# Height to play shooting guard??



## S1CK_HANDLEZ (Mar 8, 2014)

Finding real heights of nba players can be difficult to say in the least but of all my researching it seems generally there listed 2 inches taller because of shoes is 6,2 tall enough to play shooting guard in college/nba?


----------



## Ben (Nov 7, 2006)

In NBA? No. The listed heights on NBA.com are actually sized down so that they can create the image around the sport that 'anyone can play'. So when Dwyane Wade is listed at 6'4", he's easily closer to 6'10". Real NBA stars are giants. The little men are the big men of the real world.



And I'm bored.


----------



## USMCKoontz (Apr 11, 2014)

Ben said:


> In NBA? No. The listed heights on NBA.com are actually sized down so that they can create the image around the sport that 'anyone can play'. So when Dwyane Wade is listed at 6'4", he's easily closer to 6'10". Real NBA stars are giants. The little men are the big men of the real world.
> 
> 
> 
> And I'm bored.


You sure? I have always been told that NBA listings are usually "taller' then the players actually are. You could be right, but that is different than I have always been told.

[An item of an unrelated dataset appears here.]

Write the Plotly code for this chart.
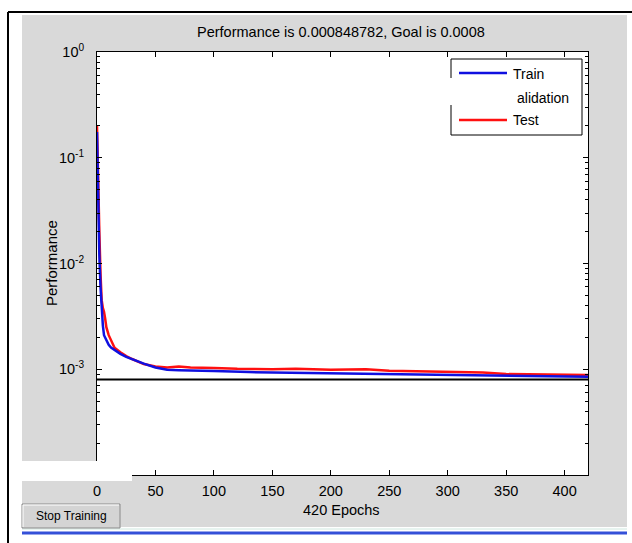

6' 2'' IMO could be shooting, and even point guard in college depending on the skill set of the guy, and it can be possible in the NBA, although the guy would have to have some really good skills to make it in Pro ball. One of the best SG's in one of the competitive leagues I play in is 5 foot 8, and he is just about the smallest guy in the league.


----------



## itsjantore (Jan 21, 2014)

From the draft listings, an NBA shooting guard averages just above 6'3. That being said, it seems that most SGs are around the 6'5 mark wearing shoes. 6'2 would be a short SG, and you'd most likely be more of a PG.


----------



## Kreutz35 (Dec 23, 2011)

Ben said:


> In NBA? No. The listed heights on NBA.com are actually sized down so that they can create the image around the sport that 'anyone can play'. So when Dwyane Wade is listed at 6'4", he's easily closer to 6'10". Real NBA stars are giants. The little men are the big men of the real world.
> 
> 
> 
> And I'm bored.


And Centers are usually around 8 feet. Anything shorter and you're undersized. I thought this was common knowledge.


----------



## Basel (Mar 31, 2005)

Ben said:


> In NBA? No. The listed heights on NBA.com are actually sized down so that they can create the image around the sport that 'anyone can play'. So when Dwyane Wade is listed at 6'4", he's easily closer to 6'10". Real NBA stars are giants. The little men are the big men of the real world.
> 
> 
> 
> And I'm bored.


This is true. My driver's license lists me as 6'1" but I'm actually 6'7". I'm a real NBA star.


----------